The early portion of Siegel's book constructs and contrasts two opposing views, one that she deems the "Content View," and one that she describes as the "Rich Content View." The "Content View" represents a situation in which there is precision in the way in which perceptual experiences have meaningful contents, whereas in the "Rich Content View" perceptual experiences consist of simple and complex properties that humans extrapolate meaning from. Having established this framework, Siegel uses it to examine three major philosophical points: first, that humans are able to determine content from sensory cues (in what Siegel describes as 'the method of phenomenal contrast,") second, that the method of phenomenal contrast supports the idea of the Rich Content model as an enhancement over the Content model, and lastly that while ordinary visual experiences involve seeing things that pertain to objects in addition to seeing things that do not pertain to objects, hallucinations differ from standard visual experiences by only perceiving things that do not pertain to particular objects.
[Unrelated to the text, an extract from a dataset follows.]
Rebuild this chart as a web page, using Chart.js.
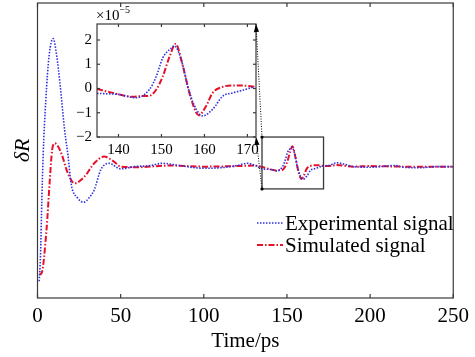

In a series of articles, and a monograph titled The Rationality of Perception (2017), Siegel argues that we can epistemically evaluate the subpersonal transitions that lead to a perceptual experience, just as we rationally evaluate the transitions that lead to an individual forming a belief. So called "ill-founded" influences or transitions can diminish the epistemic value of the resulting experience. This upturns the traditional philosophical emphasis on perceptual experience as epistemically foundational, capable of justifying beliefs without itself being susceptible to epistemic evaluation in terms of rationality.